Trying to avoid unintended consequences
Originally, council members wanted to introduce the proposed protections for independent contractors alongside the city’s recent wage-theft law for regular employees. But navigating the complexities to make sure the new rule doesn’t have unintended consequences has required more time.
Fletcher and Palmisano said they are working with the city’s attorney’s office to write the proposal, which they hope to release as a draft ordinance next month. They’ve also sought input from social and labor-rights organizations, including the New York-based Freelance Union, as well as local building-trade associations.
The council members said they don’t want to accidentally write language that captures jobs it shouldn’t (such as one-off babysitting gigs), so they plan to establish minimum dollar amounts and the type of contracting relationships to which the guidelines pertain.

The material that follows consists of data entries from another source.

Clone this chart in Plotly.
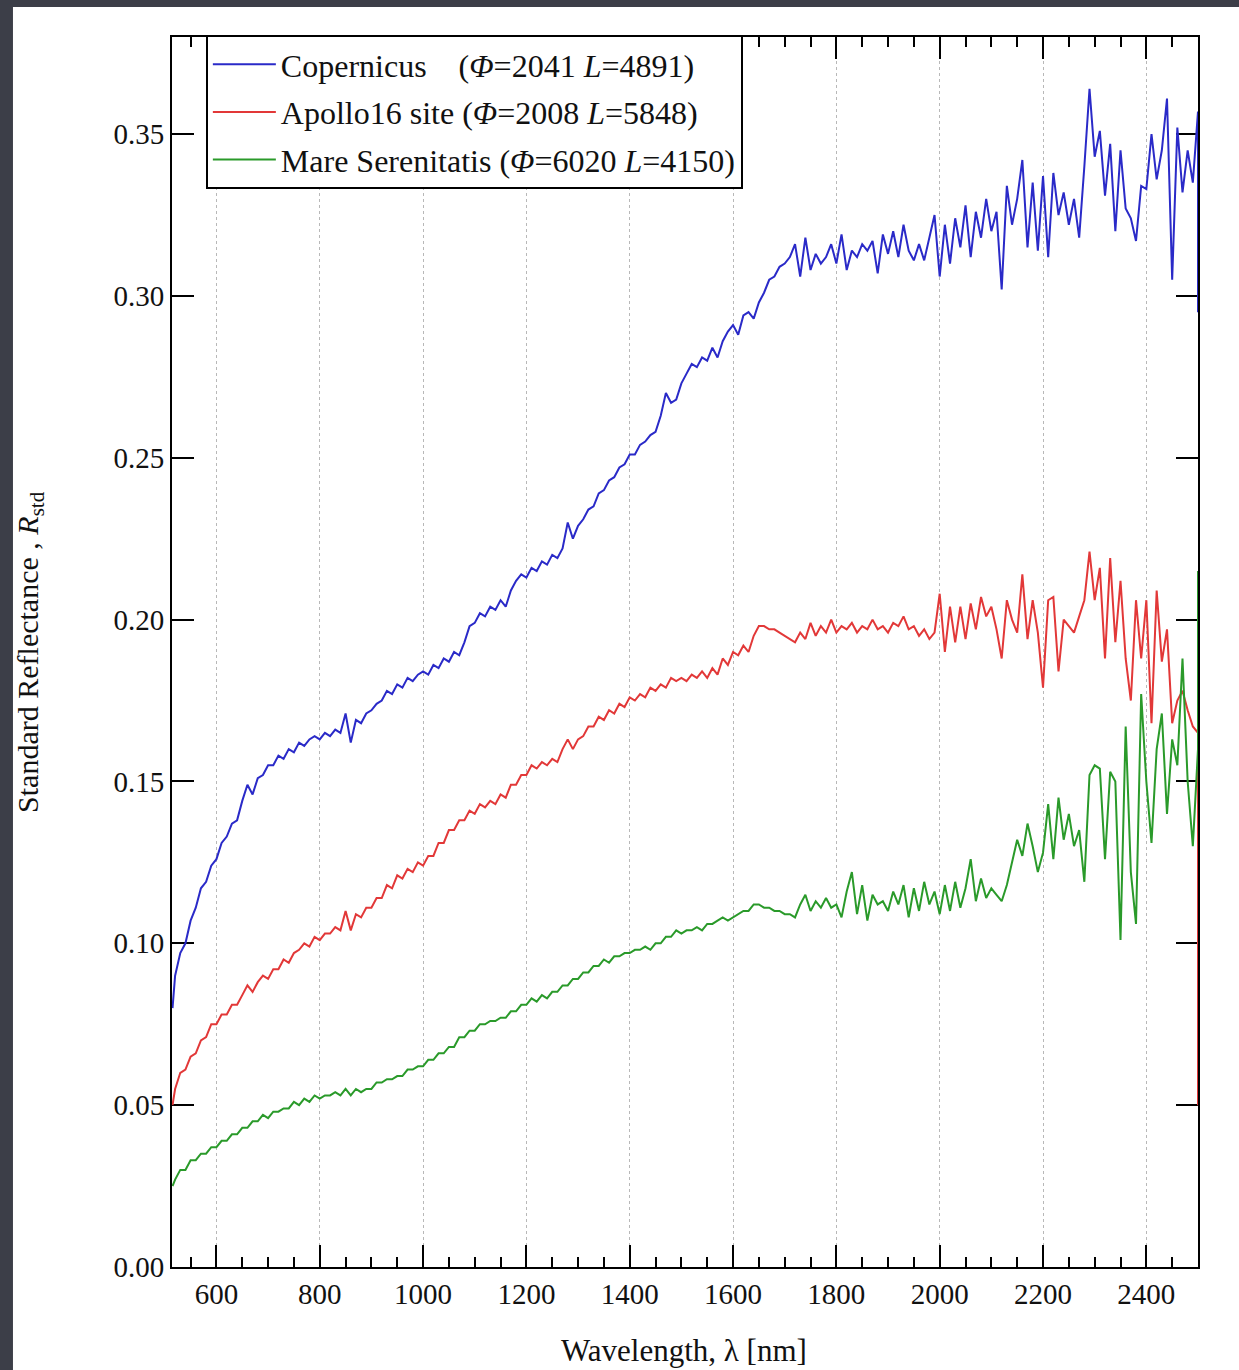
import plotly.graph_objects as go

# Wavelength grid [nm]
wavelength = [515] + list(range(520, 2501, 10))

copernicus = [
    0.080,
    0.090, 0.097, 0.100, 0.107, 0.111, 0.117, 0.119, 0.124,
    0.126, 0.131, 0.133, 0.137, 0.138, 0.144, 0.149, 0.146, 0.151, 0.152,
    0.155, 0.155, 0.158, 0.157, 0.160, 0.159, 0.162, 0.161, 0.163, 0.164,
    0.163, 0.165, 0.164, 0.166, 0.165, 0.171, 0.162, 0.169, 0.168, 0.171,
    0.172, 0.174, 0.175, 0.178, 0.177, 0.180, 0.179, 0.182, 0.181, 0.183,
    0.184, 0.183, 0.186, 0.185, 0.188, 0.187, 0.190, 0.189, 0.193, 0.198,
    0.199, 0.202, 0.201, 0.204, 0.203, 0.206, 0.204, 0.209, 0.212, 0.214,
    0.213, 0.216, 0.215, 0.218, 0.217, 0.220, 0.219, 0.222, 0.230, 0.225,
    0.229, 0.231, 0.234, 0.235, 0.239, 0.240, 0.243, 0.244, 0.247, 0.248,
    0.251, 0.251, 0.254, 0.255, 0.257, 0.258, 0.263, 0.270, 0.267, 0.268,
    0.273, 0.276, 0.279, 0.278, 0.281, 0.280, 0.284, 0.281, 0.286, 0.289,
    0.291, 0.288, 0.294, 0.295, 0.293, 0.298, 0.301, 0.305, 0.306, 0.309,
    0.310, 0.312, 0.316, 0.306, 0.318, 0.308, 0.313, 0.310, 0.312, 0.316,
    0.310, 0.319, 0.308, 0.314, 0.312, 0.316, 0.314, 0.317, 0.307, 0.319,
    0.313, 0.320, 0.312, 0.322, 0.314, 0.311, 0.316, 0.311, 0.318, 0.325,
    0.306, 0.322, 0.310, 0.324, 0.315, 0.328, 0.312, 0.326, 0.318, 0.330,
    0.320, 0.326, 0.302, 0.334, 0.322, 0.330, 0.342, 0.315, 0.335, 0.314,
    0.337, 0.312, 0.338, 0.325, 0.332, 0.322, 0.330, 0.318, 0.340, 0.364,
    0.343, 0.351, 0.331, 0.347, 0.320, 0.345, 0.327, 0.324, 0.317, 0.334,
    0.333, 0.350, 0.336, 0.345, 0.361, 0.305, 0.352, 0.332, 0.345, 0.335,
    0.357,
]
copernicus_edge = 0.295

apollo16 = [
    0.050,
    0.055, 0.060, 0.061, 0.065, 0.066, 0.070, 0.071, 0.075,
    0.075, 0.078, 0.078, 0.081, 0.081, 0.084, 0.087, 0.085, 0.088, 0.090,
    0.089, 0.092, 0.092, 0.095, 0.094, 0.097, 0.098, 0.100, 0.099, 0.102,
    0.101, 0.103, 0.103, 0.105, 0.104, 0.110, 0.104, 0.109, 0.108, 0.111,
    0.111, 0.114, 0.114, 0.118, 0.117, 0.121, 0.120, 0.123, 0.122, 0.125,
    0.124, 0.127, 0.127, 0.131, 0.131, 0.135, 0.135, 0.138, 0.138, 0.141,
    0.140, 0.143, 0.142, 0.144, 0.143, 0.146, 0.145, 0.149, 0.149, 0.152,
    0.152, 0.155, 0.154, 0.156, 0.155, 0.157, 0.156, 0.160, 0.163, 0.160,
    0.163, 0.164, 0.167, 0.167, 0.170, 0.169, 0.172, 0.171, 0.174, 0.173,
    0.176, 0.175, 0.177, 0.176, 0.179, 0.178, 0.180, 0.179, 0.182, 0.181,
    0.182, 0.181, 0.183, 0.182, 0.184, 0.182, 0.185, 0.183, 0.188, 0.186,
    0.190, 0.189, 0.192, 0.190, 0.195, 0.198, 0.198, 0.197, 0.197, 0.196,
    0.195, 0.194, 0.193, 0.196, 0.194, 0.199, 0.195, 0.198, 0.196, 0.200,
    0.196, 0.198, 0.197, 0.199, 0.196, 0.198, 0.197, 0.200, 0.197, 0.198,
    0.196, 0.199, 0.198, 0.201, 0.197, 0.198, 0.195, 0.197, 0.194, 0.196,
    0.208, 0.190, 0.204, 0.193, 0.204, 0.194, 0.205, 0.197, 0.207, 0.201,
    0.204, 0.197, 0.188, 0.206, 0.200, 0.196, 0.214, 0.194, 0.206, 0.196,
    0.179, 0.206, 0.207, 0.184, 0.200, 0.198, 0.196, 0.201, 0.206, 0.221,
    0.206, 0.216, 0.188, 0.219, 0.193, 0.212, 0.188, 0.175, 0.206, 0.188,
    0.206, 0.168, 0.209, 0.187, 0.197, 0.168, 0.175, 0.178, 0.172, 0.167,
    0.165,
]
apollo16_edge = 0.050

serenitatis = [
    0.025,
    0.027, 0.030, 0.030, 0.033, 0.033, 0.035, 0.035, 0.037,
    0.037, 0.039, 0.039, 0.041, 0.041, 0.043, 0.043, 0.045, 0.045, 0.047,
    0.046, 0.048, 0.048, 0.049, 0.049, 0.051, 0.050, 0.052, 0.051, 0.053,
    0.052, 0.053, 0.053, 0.054, 0.053, 0.055, 0.053, 0.055, 0.054, 0.055,
    0.055, 0.057, 0.057, 0.058, 0.058, 0.059, 0.059, 0.061, 0.061, 0.062,
    0.062, 0.064, 0.064, 0.066, 0.066, 0.068, 0.068, 0.071, 0.071, 0.073,
    0.073, 0.075, 0.075, 0.076, 0.076, 0.077, 0.077, 0.079, 0.079, 0.081,
    0.081, 0.083, 0.082, 0.084, 0.083, 0.085, 0.085, 0.087, 0.087, 0.089,
    0.089, 0.091, 0.091, 0.093, 0.093, 0.095, 0.094, 0.096, 0.096, 0.097,
    0.097, 0.098, 0.098, 0.099, 0.098, 0.100, 0.100, 0.102, 0.102, 0.104,
    0.103, 0.104, 0.104, 0.105, 0.104, 0.106, 0.106, 0.107, 0.108, 0.107,
    0.108, 0.109, 0.110, 0.110, 0.112, 0.112, 0.111, 0.111, 0.110, 0.110,
    0.109, 0.109, 0.108, 0.112, 0.115, 0.110, 0.113, 0.111, 0.114, 0.111,
    0.112, 0.108, 0.116, 0.122, 0.109, 0.118, 0.107, 0.115, 0.112, 0.113,
    0.110, 0.116, 0.112, 0.118, 0.108, 0.117, 0.110, 0.119, 0.112, 0.116,
    0.109, 0.118, 0.110, 0.119, 0.111, 0.117, 0.126, 0.113, 0.120, 0.114,
    0.117, 0.115, 0.113, 0.118, 0.125, 0.132, 0.127, 0.137, 0.130, 0.122,
    0.128, 0.143, 0.126, 0.145, 0.132, 0.140, 0.130, 0.135, 0.119, 0.152,
    0.155, 0.154, 0.126, 0.153, 0.150, 0.101, 0.167, 0.122, 0.106, 0.177,
    0.150, 0.131, 0.160, 0.171, 0.140, 0.163, 0.155, 0.188, 0.150, 0.130,
    0.160,
]
serenitatis_edge = 0.215

series_names = [
    "Copernicus\u00a0\u00a0\u00a0\u00a0(<i>Φ</i>=2041 <i>L</i>=4891)",
    "Apollo16 site (<i>Φ</i>=2008 <i>L</i>=5848)",
    "Mare Serenitatis (<i>Φ</i>=6020 <i>L</i>=4150)",
]
series_values = [copernicus, apollo16, serenitatis]
series_edges = [copernicus_edge, apollo16_edge, serenitatis_edge]
series_colors = ["#2a2ac8", "#e23838", "#2a9a2a"]

FONT = "Liberation Serif, Times New Roman, serif"

fig = go.Figure()
for i, (name, vals, edge, color) in enumerate(zip(series_names, series_values, series_edges, series_colors)):
    fig.add_trace(go.Scatter(
        x=wavelength + [wavelength[-1]],
        y=vals + [edge],
        mode="lines",
        name=name,
        legendgroup=f"g{i}",
        line=dict(color=color, width=2),
    ))

axis_common = dict(
    showline=True, linecolor="black", linewidth=2,
    ticks="inside", ticklen=22, tickwidth=2, tickcolor="black",
    mirror="ticks", zeroline=False, layer="below traces",
    tickfont=dict(family=FONT, size=29, color="#111111"),
)

fig.update_xaxes(
    range=[514, 2500], dtick=200, tick0=0,
    showgrid=True, gridcolor="#b8b8b8", griddash="dot", gridwidth=1.2,
    minor=dict(dtick=50, tick0=0, ticks="inside", ticklen=10, tickwidth=2,
               tickcolor="black", showgrid=False),
    **axis_common,
)
fig.update_yaxes(
    range=[0, 0.38], dtick=0.05, tick0=0, tickformat=".2f",
    showgrid=False,
    **axis_common,
)

fig.update_layout(
    width=1239, height=1370,
    margin=dict(l=172, r=41, t=37, b=103),
    paper_bgcolor="#3c3e48",
    plot_bgcolor="white",
    showlegend=True,
    legend=dict(
        x=0.033, y=1.0016, xanchor="left", yanchor="top",
        bgcolor="white", bordercolor="black", borderwidth=2,
        font=dict(family=FONT, size=32, color="#111111"),
        tracegroupgap=3, traceorder="grouped", itemwidth=63,
    ),
    shapes=[dict(
        type="rect", xref="paper", yref="paper",
        x0=-0.155, x1=1.06, y0=-0.1, y1=1.0244,
        fillcolor="white", line=dict(width=0), layer="below",
    )],
    annotations=[
        dict(text="Wavelength, λ [nm]", xref="paper", yref="paper",
             x=0.4995, y=-0.068, xanchor="center", yanchor="middle",
             showarrow=False, font=dict(family=FONT, size=31, color="#111111")),
        dict(text="Standard Reflectance , <i>R</i><sub>std</sub>", xref="paper", yref="paper",
             x=-0.1385, y=0.5, xanchor="center", yanchor="middle", textangle=-90,
             showarrow=False, font=dict(family=FONT, size=30, color="#111111")),
    ],
)

fig.write_html(
    "out.html",
    config={"displayModeBar": False},
    post_script="document.body.style.margin='0';document.body.style.padding='0';",
)
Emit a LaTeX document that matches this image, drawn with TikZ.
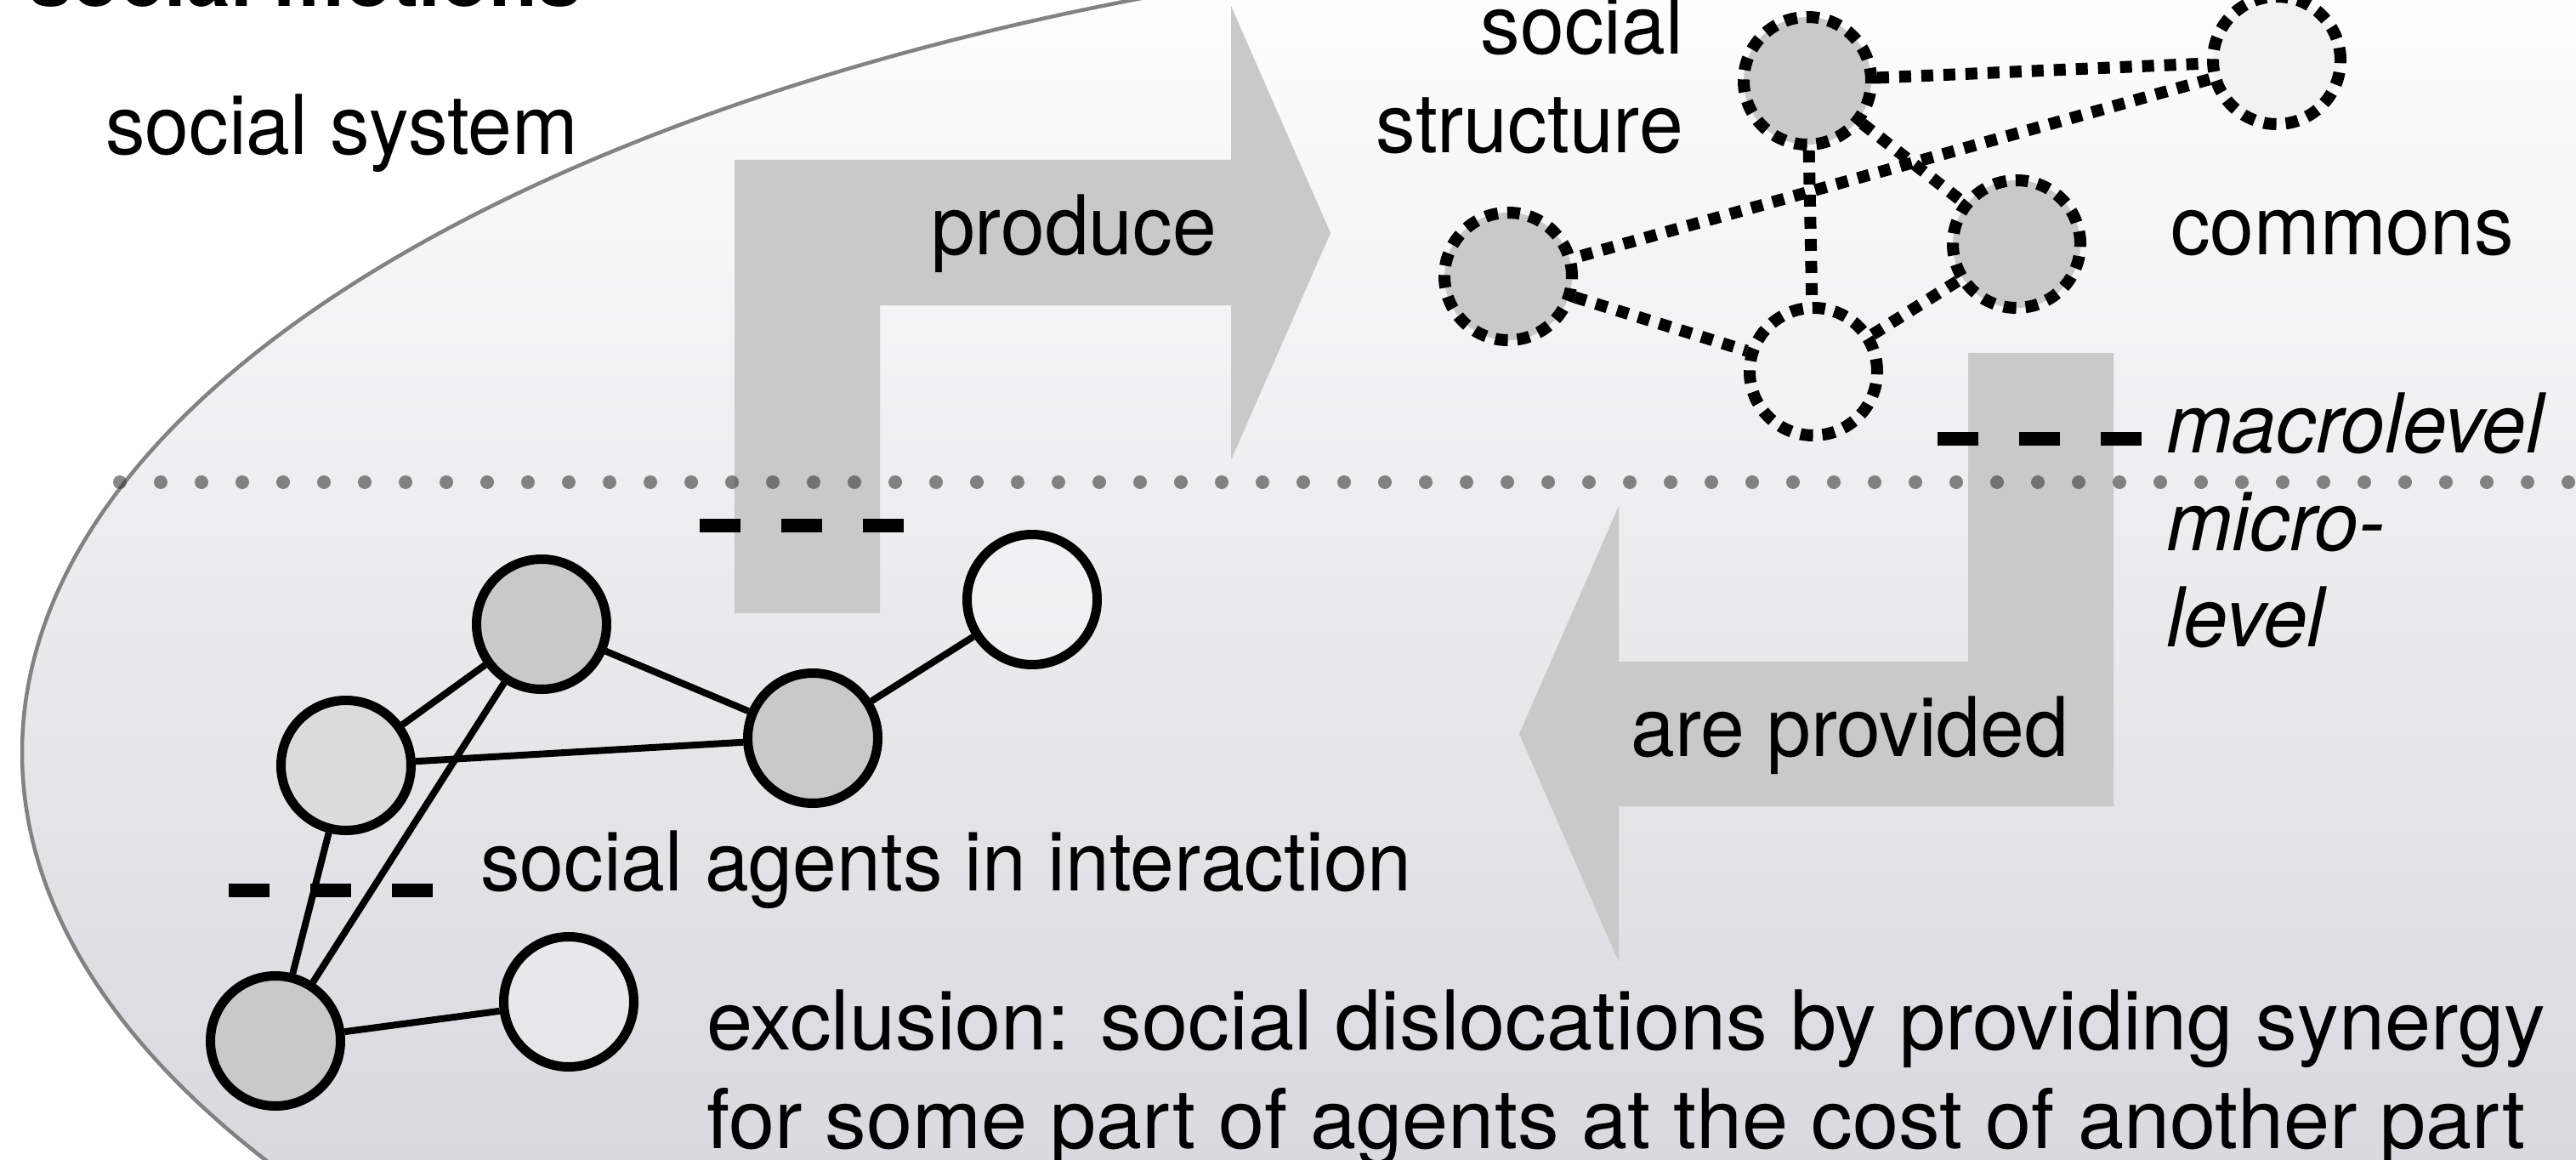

They also said they want the language to be relevant as the city’s peer-to-peer economy changes.
“We’re trying to really write this in a way that is applicable to the next thing that Silicon Valley does — not just what we can see in our view right now,” he said. “Writing something that was general enough that it captured all of that, but also didn’t accidentally capture hiring the neighbor kid to mow your lawn while you’re out of town.”
That challenge is what motivated council member Phillipe Cunningham, whose Ward 4 covers the northwest corner of Minneapolis, to join the effort by Fletcher and Palmisano. As a co-author of the proposal, he said he wants to make sure the new protections for independent contractors don’t negatively impact workers in his neighborhoods (which include Shingle Creek, Victory, Webber-Camden, Cleveland, Folwell and Jordan), since they face unique socioeconomic and labor challenges compared to the rest of the city.
“It’s so easy to think at this very high level about workers’ overall,” Cunningham said. “But when you are a vulnerable worker, living in a vulnerable part of the city, those sort of compounded challenges can be very easily overlooked.”
Questions about enforcement
Under the plan by Palmisano and Fletcher, the city’s labor standards division would enforce the new guidelines on a complaint-by-complaint basis, similarly to how it investigates violations against the city laws that establish a $15 minimum hourly wage law and guarantee employees paid time off for health or family issues.
It’s unclear how another new law would increase the labor standards division’s workload. “We don’t know what [the demand is] going to be,” Palmisano said. “It’s very hard to predict what that is because it’s not just about this [policy] is going to apply to this many people, but it’s also about who’s going to be brave enough to pick up the phone or fill out a contact form, or whatever, to initiate the process.”
For each report, Walsh said he and his team of three attorneys would first determine whether the alleged offender has defined the wronged worker correctly via interviews and other payroll documents — a labor-intensive endeavor — and then start looking into the specific wage allegation. Considering the complexities, Walsh emphasized the importance of the city investing in the enforcement division to make sure it can keep up with the growing scope of work.
“It is critically important that low-wage workers are protected. Low-wage workers that don’t have access to justice through the court in any meaningful way require protection,” he said. “The system hasn’t evolved enough to provide that protection or [to curb] flagrant abuse happening, then we have some responsibility to take action.”